Das beste kam mal wieder zum Schluss. Das ist schon eine kleine Tradition bei den Mainzer Jazztagen, dass die beeindruckendsten Auftritte erst wirklich spät am Abend beginnen. Die Veranstalter, die Betreiber der Mainzer Klangraum-Studios, haben ja inzwischen schon Erfahrung. Zum fünften Mal richteten sie jetzt die Mainzer Jazztage aus. Das Jazz im Titel darf man dabei getrost sehr, sehr weit fassen und gerne in Richtung Popmusik ausdehnen.
Auch bei der Eröffnung der Jubiläumsauflage, wie immer in den gut besetzen Räumen der Showbühne, waren die Programmmacher großzügig: Was Tilmann Höhn da auf seinen Gitarren – er hat gleich vier davon in den Händen – frickelte, kann man nach allen bekannten Kriterien nun wirklich nicht mehr Jazz nennen.

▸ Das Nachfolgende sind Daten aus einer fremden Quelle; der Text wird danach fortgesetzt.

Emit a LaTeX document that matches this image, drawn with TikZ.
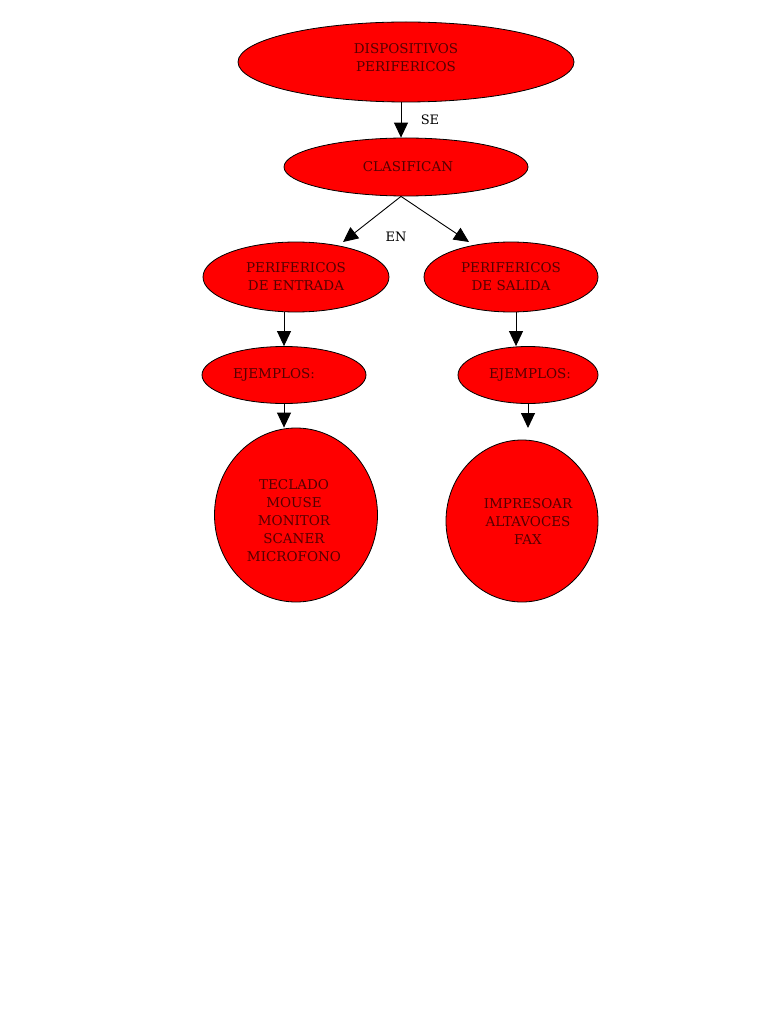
\documentclass[tikz,border=0pt]{standalone}
\usepackage{fontspec}
\setmainfont{DejaVu Serif}
\usetikzlibrary{shapes.geometric,arrows.meta}
\definecolor{fillred}{RGB}{255,0,0}
\definecolor{txtred}{RGB}{85,0,0}
\tikzset{
  oval/.style={ellipse, draw=black, line width=0.8pt, fill=fillred, inner sep=0pt},
  ovaltxt/.style={text=txtred, align=center, inner sep=0pt, font=\fontsize{13.5}{18}\selectfont},
  arr/.style={draw=black, line width=0.9pt, -{Triangle[width=14pt,length=15pt]}},
  lbl/.style={font=\fontsize{13}{15}\selectfont, text=black, inner sep=0pt}
}
\begin{document}
\begin{tikzpicture}[x=1pt,y=-1pt]
\useasboundingbox[fill=white] (0,0) rectangle (768,1024);
\node[oval, minimum width=336pt, minimum height=80pt,
  label={[ovaltxt, yshift=4pt]center:DISPOSITIVOS\\PERIFERICOS}] (top) at (406,62) {};
\node[oval, minimum width=244pt, minimum height=58pt,
  label={[ovaltxt, xshift=2pt]center:CLASIFICAN}] (clas) at (406,167) {};
\node[oval, minimum width=186pt, minimum height=70pt,
  label={[ovaltxt]center:PERIFERICOS\\DE ENTRADA}] (pe) at (296,277) {};
\node[oval, minimum width=174pt, minimum height=70pt,
  label={[ovaltxt]center:PERIFERICOS\\DE SALIDA}] (ps) at (511,277) {};
\node[oval, minimum width=164pt, minimum height=57pt,
  label={[ovaltxt, xshift=-10pt]center:EJEMPLOS:}] (ejL) at (284,375) {};
\node[oval, minimum width=140pt, minimum height=57pt,
  label={[ovaltxt, xshift=2pt]center:EJEMPLOS:}] (ejR) at (528,375) {};
\node[oval, minimum width=163pt, minimum height=174pt,
  label={[ovaltxt, yshift=-6pt, xshift=-2pt]center:TECLADO\\MOUSE\\MONITOR\\SCANER\\MICROFONO}] (ecL) at (296,515) {};
\node[oval, minimum width=152pt, minimum height=162pt,
  label={[ovaltxt, xshift=6pt]center:IMPRESOAR\\ALTAVOCES\\FAX}] (ecR) at (522,521) {};
\coordinate (tipL) at (343,242);
\coordinate (tipR) at (469,242);
\coordinate (tipRR) at (528,428);
\draw[arr] ([xshift=-5pt]top.south) -- ([xshift=-5pt]top.south |- clas.north);
\draw[arr] ([xshift=-5pt]clas.south) -- (tipL);
\draw[arr] ([xshift=-5pt]clas.south) -- (tipR);
\draw[arr] (ejL.north |- pe.south) -- (ejL.north);
\draw[arr] ([xshift=5pt]ps.south) -- ([xshift=5pt]ps.south |- ejR.north);
\draw[arr] (ejL.south) -- (ejL.south |- ecL.north);
\draw[arr] (ejR.south) -- (tipRR);
\node[lbl] (se) at (430,120) {SE};
\node[lbl] (en) at (396,237) {EN};
\end{tikzpicture}
\end{document}
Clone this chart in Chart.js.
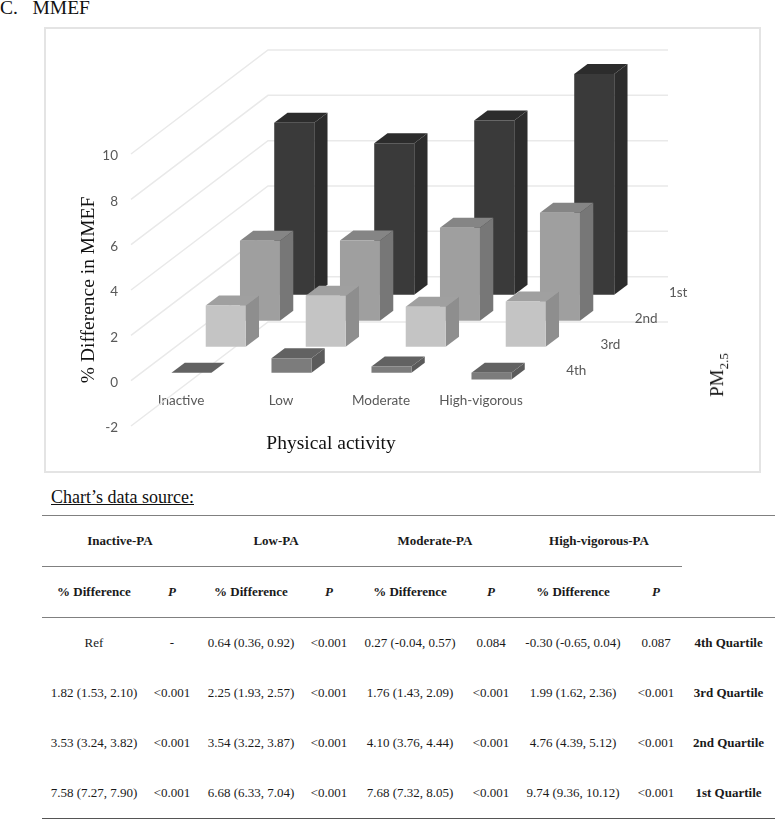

Gut war es trotzdem, und das Publikum lauschte auch den feinsinnigen Spielereien, denen er bekannte und beliebte Popsongs unterzog, sehr aufmerksam.
Auch mit der vokalen Unterstützung von Marius Mertz änderte sich daran wenig: „Songs we know“ haben sie ihr Programm genannt – und würde man nicht so andächtig lauschen, könnte man tatsächlich immer mitsingen oder wenigstens mitsummen, wenn das Duo U2, James Taylor oder Mark Knopfler interpretiert.
Überhaupt die Spielereien: Das ist vielleicht das, was die Acts auch bei den fünften Jazztagen am ehesten verbindet: Die Lust, sich in den Details zu verlieren, hoffnungslos an jedem Klangmoment herumzuspielen und zu basteln. Schon die Eröffnung durch das Quartett „The Hip“, dessen Name sich wirklich auf das Körperteil und nicht auf irgend eine Hippness bezieht, führte das vor. Im Kern spielen die vier jungen Musik um Saxophonist Daniel Guggenheim soliden Modern Jazz mit behutsam nochmals modernisierte Standards. Und das lebt eben vor allem von den Details: Den qurirligen Fender Rhodes (Ulf Kleiner), dem knallenden Schlagzeug (Tobias Backhaus), den eifrigen Saxophonkaskaden und dem beruhigend wummernden Bass (Hanns Höhn). Gekonnt und präzise – aber etwas sparsam mit dem Neuen.
Das kann man Klima Kalima nicht unbedingt vorwerfen. Und deshalb waren sie auch ganz zu Recht am Schluss des Freitags zu hören, eigentlich auch schon als Samstagmorgenmusik: Dieses Trio, benannt in Anlehnung an seinen Leader und Gitarristen Kalle Kalima, fetzt unbarmhezig und ohne Vorwarnung los. Ihre typische Berliner Mischung aus genau komponierten und inspiriert improvisierte Gebilden greift gerne weit aus. Die spürbare Komplexität ist dabei immer gewollt. Trotzdem bleibt die Musik von Klima Kalima aber ganz stark bidlich – durch die Titel wird das noch unterstrichen: „Mexico City Drive School“ heißt das, oder „Saturday Night – Sunday Morning“: Eine wilde, rauschende Party, der verschlafenes und schlaftrunkenes Vagabundieren folgt, prügeln Oliver Steidle am Schlagzeug und Oliver Potratz (Kontrabass) da aus sich heraus – nicht nur eine „Sonne aus Musik“, sondern eigentlich eine ganze Galaxie, ein endloser Reigen an Bildern, Ideen, Brechungen und labyrinthischen Erkundungstouren.